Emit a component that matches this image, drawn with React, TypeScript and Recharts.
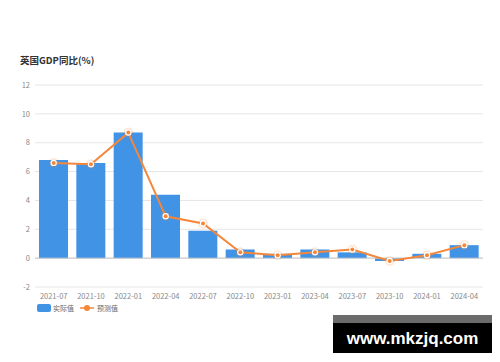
import React from 'react';
import { ComposedChart, Bar, Line, XAxis, YAxis, CartesianGrid, ReferenceLine } from 'recharts';

const categories = ['2021-07', '2021-10', '2022-01', '2022-04', '2022-07', '2022-10', '2023-01', '2023-04', '2023-07', '2023-10', '2024-01', '2024-04'];
const actualValues = [6.8, 6.6, 8.7, 4.4, 1.9, 0.6, 0.3, 0.6, 0.4, -0.2, 0.3, 0.9];
const forecastValues = [6.6, 6.5, 8.7, 2.9, 2.4, 0.4, 0.2, 0.4, 0.6, -0.2, 0.2, 0.9];
const yTicks = [-2, 0, 2, 4, 6, 8, 10, 12];

const data = categories.map((c, i) => ({ name: c, actual: actualValues[i], forecast: forecastValues[i] }));

const BLUE = '#4193e6';
const ORANGE = '#f5873a';
const FONT = '"Noto Sans CJK SC", "Noto Sans", sans-serif';

const Dot = (props: any) => {
  const { cx, cy } = props;
  if (cx == null || cy == null) return null;
  return (
    <g>
      <circle cx={cx} cy={cy} r={5} fill={ORANGE} fillOpacity={0.18} />
      <circle cx={cx} cy={cy} r={3.2} fill="#fff" />
      <circle cx={cx} cy={cy} r={2} fill={ORANGE} />
    </g>
  );
};

export default function App() {
  return (
    <div style={{ position: 'absolute', left: 0, top: 0, width: 500, height: 362, background: '#fff', fontFamily: FONT }}>
      <div style={{ position: 'absolute', left: 20, top: 53, fontSize: 9.5, fontWeight: 700, color: '#333', fontFamily: FONT }}>
        英国GDP同比(%)
      </div>
      <ComposedChart width={500} height={362} data={data} margin={{ top: 85, right: 17, bottom: 55, left: 0 }}>
        <CartesianGrid vertical={false} stroke="#e6e6e6" strokeWidth={1} />
        <XAxis
          dataKey="name"
          axisLine={false}
          tickLine={false}
          tickSize={0}
          tickMargin={7}
          height={20}
          interval={0}
          tick={{ fontSize: 7.5, fill: '#888', fontFamily: FONT }}
        />
        <YAxis
          domain={[-2, 12]}
          ticks={yTicks}
          axisLine={false}
          tickLine={false}
          tickSize={0}
          tickMargin={5}
          width={35}
          tick={{ fontSize: 7.5, fill: '#888', fontFamily: FONT }}
        />
        <ReferenceLine y={0} stroke="#c8c8c8" strokeWidth={1} />
        <Bar dataKey="actual" name="实际值" fill={BLUE} barSize={29} isAnimationActive={false} />
        <Line
          dataKey="forecast"
          name="预测值"
          type="linear"
          stroke={ORANGE}
          strokeWidth={2}
          dot={<Dot />}
          activeDot={false}
          isAnimationActive={false}
        />
      </ComposedChart>
      <div style={{ position: 'absolute', left: 37, top: 303, display: 'flex', alignItems: 'center', fontFamily: FONT, fontSize: 7, color: '#666' }}>
        <div style={{ width: 14, height: 8, background: BLUE, borderRadius: 2, marginRight: 2 }} />
        <span style={{ marginRight: 6 }}>实际值</span>
        <svg width={14} height={8} style={{ marginRight: 3 }}>
          <line x1={0} y1={4} x2={14} y2={4} stroke={ORANGE} strokeWidth={1.5} />
          <circle cx={7} cy={4} r={3} fill={ORANGE} />
        </svg>
        <span>预测值</span>
      </div>
      <div style={{ position: 'absolute', left: 333, top: 315, width: 159, height: 8, background: '#6b6b6b' }} />
      <div
        style={{
          position: 'absolute', left: 333, top: 323, width: 159, height: 30, background: '#000', color: '#fff',
          fontFamily: '"Liberation Sans", Arial, sans-serif', fontWeight: 700, fontSize: 17,
          display: 'flex', alignItems: 'center', justifyContent: 'center', lineHeight: 1,
        }}
      >
        www.mkzjq.com
      </div>
    </div>
  );
}
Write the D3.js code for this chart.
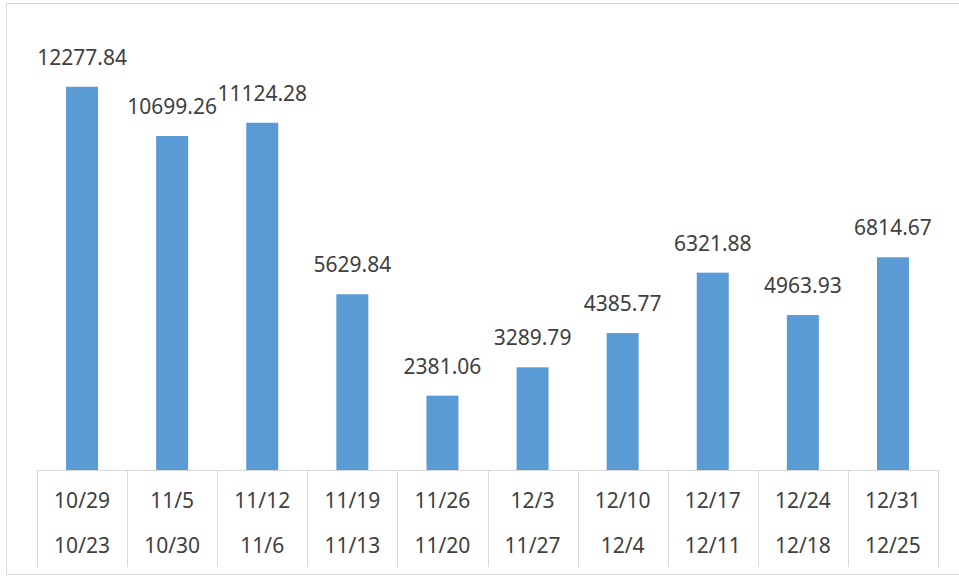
<!DOCTYPE html>
<html>
<head>
<meta charset="utf-8">
<script src="https://cdn.jsdelivr.net/npm/d3@7"></script>
<style>
  body { margin: 0; background: #fff; }
  svg text { font-family: "Noto Sans", sans-serif; fill: #404040; }
</style>
</head>
<body>
<div id="chart"></div>
<script>
/* DATA */
const weekEnd = ["10/29", "11/5", "11/12", "11/19", "11/26", "12/3", "12/10", "12/17", "12/24", "12/31"];
const weekStart = ["10/23", "10/30", "11/6", "11/13", "11/20", "11/27", "12/4", "12/11", "12/18", "12/25"];
const values = [12277.84, 10699.26, 11124.28, 5629.84, 2381.06, 3289.79, 4385.77, 6321.88, 4963.93, 6814.67];

const width = 959, height = 579;
const margin = {top: 33, left: 37, right: 21, bottom: 109};

const svg = d3.select("#chart")
  .append("svg")
  .attr("width", width)
  .attr("height", height);

// chart border (right edge runs off the page)
svg.append("rect")
  .attr("x", 6.5)
  .attr("y", 3.5)
  .attr("width", 960)
  .attr("height", 571)
  .attr("fill", "none")
  .attr("stroke", "#d9d9d9");

const idx = d3.range(values.length);

const xScale = d3.scaleBand()
  .domain(idx)
  .range([margin.left, width - margin.right])
  .paddingInner(0.645)
  .paddingOuter(0.3225);

const yScale = d3.scaleLinear()
  .domain([0, 14000])
  .range([height - margin.bottom, margin.top]);

const baseY = yScale(0);

// bars
svg.selectAll(".bar")
  .data(idx)
  .join("rect")
  .attr("class", "bar")
  .attr("x", i => xScale(i))
  .attr("y", i => yScale(values[i]))
  .attr("width", xScale.bandwidth())
  .attr("height", i => baseY - yScale(values[i]))
  .attr("fill", "#5b9bd5");

// value labels
svg.selectAll(".val")
  .data(idx)
  .join("text")
  .attr("class", "val")
  .attr("x", i => xScale(i) + xScale.bandwidth() / 2)
  .attr("y", i => yScale(values[i]) - 22)
  .attr("text-anchor", "middle")
  .style("font-size", "21px")
  .text(i => values[i].toFixed(2));

// category table (x axis)
const step = xScale.step();
const x0 = margin.left, x1 = width - margin.right;
const grid = svg.append("g")
  .attr("stroke", "#d9d9d9")
  .attr("stroke-width", 1);

grid.append("line")
  .attr("x1", x0).attr("x2", x1)
  .attr("y1", baseY + 0.5).attr("y2", baseY + 0.5);

grid.selectAll(".sep")
  .data(d3.range(values.length + 1))
  .join("line")
  .attr("class", "sep")
  .attr("x1", i => Math.round(x0 + i * step) + 0.5)
  .attr("x2", i => Math.round(x0 + i * step) + 0.5)
  .attr("y1", baseY)
  .attr("y2", baseY + 97);

svg.selectAll(".lab1")
  .data(idx)
  .join("text")
  .attr("class", "lab1")
  .attr("x", i => x0 + (i + 0.5) * step)
  .attr("y", baseY + 38)
  .attr("text-anchor", "middle")
  .style("font-size", "21px")
  .text(i => weekEnd[i]);

svg.selectAll(".lab2")
  .data(idx)
  .join("text")
  .attr("class", "lab2")
  .attr("x", i => x0 + (i + 0.5) * step)
  .attr("y", baseY + 83)
  .attr("text-anchor", "middle")
  .style("font-size", "21px")
  .text(i => weekStart[i]);
</script>
</body>
</html>
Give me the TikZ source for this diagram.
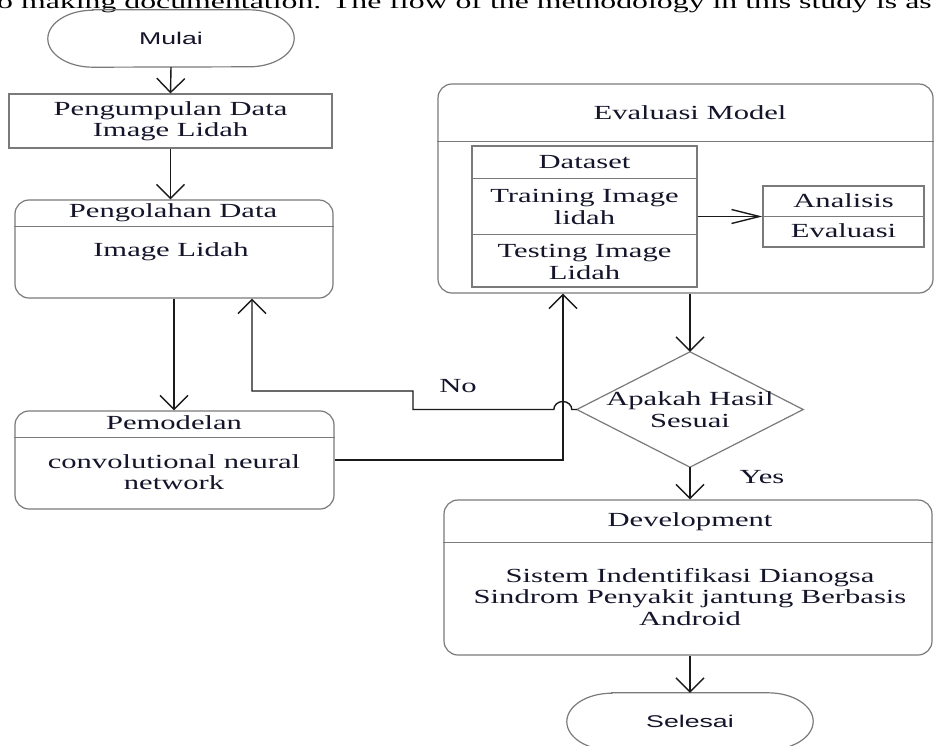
\documentclass[tikz,border=0pt]{standalone}
\usepackage{fontspec}
\setmainfont{Liberation Serif}[FakeStretch=1.53]
\newfontfamily\sansf{Liberation Sans}[FakeStretch=1.57]
\newfontfamily\docf{Liberation Serif}[FakeStretch=1.59]
\usetikzlibrary{arrows.meta}
\definecolor{boxc}{HTML}{7A7A7A}
\definecolor{linec}{HTML}{1A1A1A}
\definecolor{txtc}{HTML}{14142A}
\newcommand\fs{\fontsize{20pt}{21.5pt}\selectfont}
\newcommand\sfs{\sansf\fontsize{17pt}{19pt}\selectfont}
\begin{document}
\begin{tikzpicture}[x=1pt,y=-1pt,
 shp/.style={draw=boxc,line width=1.2pt},
 rbox/.style={shp,rounded corners=14pt,inner sep=0pt},
 sbox/.style={shp,inner sep=0pt},
 frame/.style={inner sep=0pt},
 txt/.style={text=txtc,font=\fs,align=center,inner sep=0pt},
 conn/.style={draw=linec,line width=1.4pt},
 va/.style={conn,-{Straight Barb[length=14pt,width=28pt]}},
 ha/.style={conn,-{Straight Barb[length=28pt,width=14pt]}},
]
\useasboundingbox (0,0) rectangle (934,745);
\clip (0,0) rectangle (934,745);
\fill[white] (0,0) rectangle (934,745);

% top line of document text
\node[inner sep=0pt, anchor=base west, font=\docf\fontsize{20pt}{22pt}\selectfont, text=black] (top) at (-3,8) {o making documentation. The flow of the methodology in this study is as};

% Mulai
\node[frame,minimum width=246pt,minimum height=57pt] (mulai) at (171,38.5) {};
\draw[shp] ([xshift=45pt]mulai.north west) -- ([xshift=-45pt]mulai.north east)
  arc[start angle=-90,end angle=90,x radius=45,y radius=28.5]
  -- ([xshift=45pt]mulai.south west)
  arc[start angle=90,end angle=270,x radius=45,y radius=28.5] -- cycle;
\node[txt,font=\sfs] (mulaiT) at (mulai) {Mulai};

% Pengumpulan
\node[sbox,txt,minimum width=323pt,minimum height=54pt] (kumpul) at (170.5,121) {Pengumpulan Data\\Image Lidah};

% Pengolahan
\node[rbox,minimum width=318pt,minimum height=98pt] (olah) at (174,249) {};
\draw[shp] ([yshift=-27pt]olah.north west) -- ([yshift=-27pt]olah.north east);
\node[txt] (olahT) at (173,213) {Pengolahan Data};
\node[txt] (olahB) at (171,252) {Image Lidah};

% Pemodelan
\node[rbox,minimum width=319pt,minimum height=98pt] (model) at (174.5,460) {};
\draw[shp] ([yshift=-27pt]model.north west) -- ([yshift=-27pt]model.north east);
\node[txt] (modelT) at (174,423) {Pemodelan};
\node[txt] (modelB) at (174,472) {convolutional neural\\network};

% Evaluasi Model
\node[rbox,minimum width=495pt,minimum height=209pt] (eval) at (685.5,188.5) {};
\draw[shp] ([yshift=-58pt]eval.north west) -- ([yshift=-58pt]eval.north east);
\node[txt] (evalT) at (690,113) {Evaluasi Model};

% Dataset table
\node[sbox,minimum width=225pt,minimum height=141pt] (ds) at (584.5,216.5) {};
\draw[shp] ([yshift=-33pt]ds.north west) -- ([yshift=-33pt]ds.north east);
\draw[shp] ([yshift=-89pt]ds.north west) -- ([yshift=-89pt]ds.north east);
\node[txt] (dsT) at (584.5,162) {Dataset};
\node[txt] (train) at (584.5,207) {Training Image\\lidah};
\node[txt] (test) at (584.5,262) {Testing Image\\Lidah};

% Analisis table
\node[sbox,minimum width=161pt,minimum height=61pt] (anl) at (843.5,216.5) {};
\draw[shp] (anl.west) -- (anl.east);
\node[txt] (anlT) at (843.5,201) {Analisis};
\node[txt] (anlB) at (843.5,231) {Evaluasi};

% Decision
\node[frame,minimum width=226pt,minimum height=115pt] (dia) at (690,409.5) {};
\draw[shp] (dia.north) -- (dia.east) -- (dia.south) -- (dia.west) -- cycle;
\node[txt] (diaT) at (dia) {Apakah Hasil\\Sesuai};

% Development
\node[rbox,minimum width=488pt,minimum height=155pt] (dev) at (688,577.5) {};
\draw[shp] ([yshift=-43pt]dev.north west) -- ([yshift=-43pt]dev.north east);
\node[txt] (devT) at (690,522) {Development};
\node[txt] (devB) at (690,597) {Sistem Indentifikasi Dianogsa\\Sindrom Penyakit jantung Berbasis\\Android};

% Selesai
\node[frame,minimum width=246pt,minimum height=57pt] (sel) at (690,721.5) {};
\draw[shp] ([xshift=45pt]sel.north west) -- ([xshift=-45pt]sel.north east)
  arc[start angle=-90,end angle=90,x radius=45,y radius=28.5]
  -- ([xshift=45pt]sel.south west)
  arc[start angle=90,end angle=270,x radius=45,y radius=28.5] -- cycle;
\node[txt,font=\sfs] (selT) at (sel) {Selesai};

% labels
\node[txt] (no) at (458,386) {No};
\node[txt] (yes) at (762,477) {Yes};

% connectors
\draw[va] (mulai.south) -- (kumpul.north);
\draw[va] (kumpul.south) -- (kumpul.south |- olah.north);
\draw[va] (olah.south) -- (olah.south |- model.north);
\draw[ha] (ds.east |- anl.west) -- (anl.west);
\draw[va] (dia.north |- eval.south) -- (dia.north);
\draw[va] (dia.south) -- (dia.south |- dev.north);
\draw[va] (sel.north |- dev.south) -- (sel.north);

\coordinate (fbA) at (413,409.5);
\coordinate (fbB) at (413,391);
\coordinate (fbC) at (252,391);
\draw[va] (dia.west) -- ++(-5,0)
  arc[start angle=0,end angle=-180,x radius=9,y radius=8]
  -- (fbA) -- (fbB) -- (fbC) -- (fbC |- olah.south);

\coordinate (up) at (563,460);
\draw[va] (model.east) -- (up) -- (up |- eval.south);
\end{tikzpicture}
\end{document}
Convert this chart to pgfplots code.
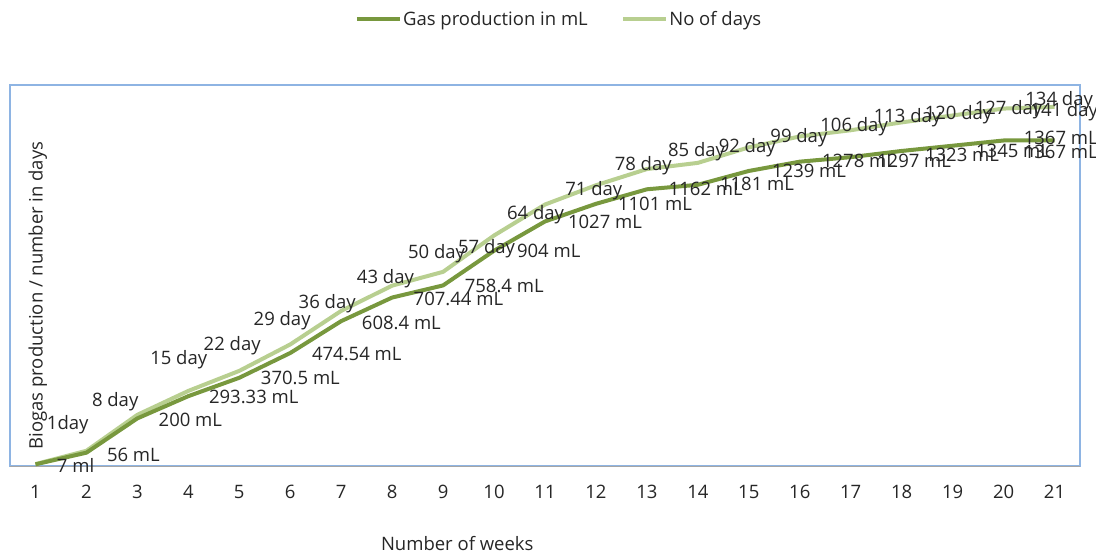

☆ ☆ ☆ ☆ ☆ ☆ ☆

STATED PROBLEM ▸ Reproduce the material above exactly, first line through the line that contains "const yTicks = [-2, 0, 2, 4, 6, 8, 10, 12];", minus the pictures.

SOLUTION ▸
Emit a component that matches this image, drawn with React, TypeScript and Recharts.
import React from 'react';
import { ComposedChart, Bar, Line, XAxis, YAxis, CartesianGrid, ReferenceLine } from 'recharts';

const categories = ['2021-07', '2021-10', '2022-01', '2022-04', '2022-07', '2022-10', '2023-01', '2023-04', '2023-07', '2023-10', '2024-01', '2024-04'];
const actualValues = [6.8, 6.6, 8.7, 4.4, 1.9, 0.6, 0.3, 0.6, 0.4, -0.2, 0.3, 0.9];
const forecastValues = [6.6, 6.5, 8.7, 2.9, 2.4, 0.4, 0.2, 0.4, 0.6, -0.2, 0.2, 0.9];
const yTicks = [-2, 0, 2, 4, 6, 8, 10, 12];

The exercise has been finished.